Postive Teacher, Student Relationships Lead to Better Grades, Study Finds

Teachers having similarities with their students may be more beneficial to the students than the teacher. 

A recent study conducted by Harvard University and Panorama Education found that positive relationships between teachers and their students can lead to better educational outcomes for students, said a blog post on 

"At the beginning of the school year, we gave 315 ninth grade students and 25 of their teachers a "get-to-know-you" survey during their first period classes," the post said. "In the survey, teachers and students responded to the same questions that asked about personal preferences such as favorite hobbies, charities they would support, and characteristics of a good friend, among others."

After separating the teachers and students into four groups, the study found that "teachers and students who learned what they had in common with the other party perceived themselves as being more similar," the post said.
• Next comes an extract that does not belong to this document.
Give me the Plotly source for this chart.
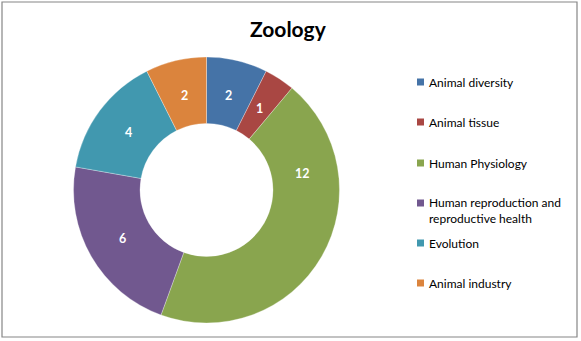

Another result was "when teachers learned that they shared commonalities with their students, they rated their relationships as more positive. [By contrast, the intervention did not significantly affect students’ perceptions of their relationship with their teachers]."

The last result the study found was that "when teachers received similarity reports about what they had in common with a randomly selected group of students, those randomly selected students earned higher grades in the class," said the post.

"Although it’s premature to make broad recommendations from a single study, we do think that this study underscores how important teacher-student relationship can be," the post said. "The study provides an important illustration of how similarities might be leveraged to improve these relationships in secondary schools."